By 1921 Blok had become disillusioned with the Russian Revolution. He did not write any poetry for three years. Blok complained to Maksim Gorky that he had given up his "faith in the wisdom of humanity". He explained to his friend Korney Chukovsky why he could not write poetry any more: "All sounds have stopped. Can't you hear that there are no longer any sounds?".[2]. Within a few days Blok became sick. His doctors requested him to be sent for medical treatment abroad, but he was not allowed to leave the country. Gorky pleaded for a visa. On 29 May 1921, he wrote to Anatoly Lunacharsky: "Blok is Russia's finest poet. If you forbid him to go abroad, and he dies, you and your comrades will be guilty of his death". Blok received permission only on 10 August, after his death.[2]

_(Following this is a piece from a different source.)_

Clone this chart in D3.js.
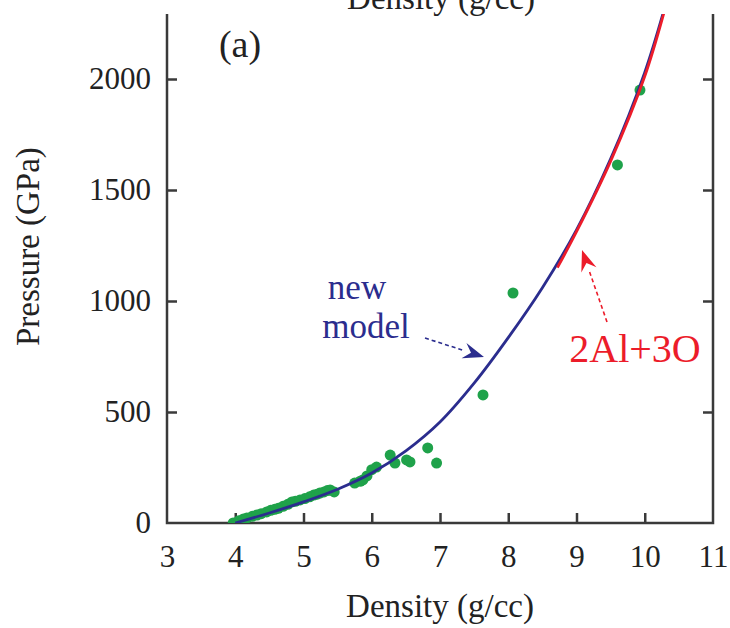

Several months earlier, Blok had delivered a celebrated lecture on Pushkin, whom he believed to be an iconic figure capable of uniting White and Red Russia. His death and the execution of his fellow poet Nikolai Gumilev by Cheka in 1921 were seen by many as the end of the entire generation of Russians [2]. Nina Berberova, then a young girl, recalled about the mood at his funeral: "I was suddenly and sharply orphaned... The end is coming. We are lost."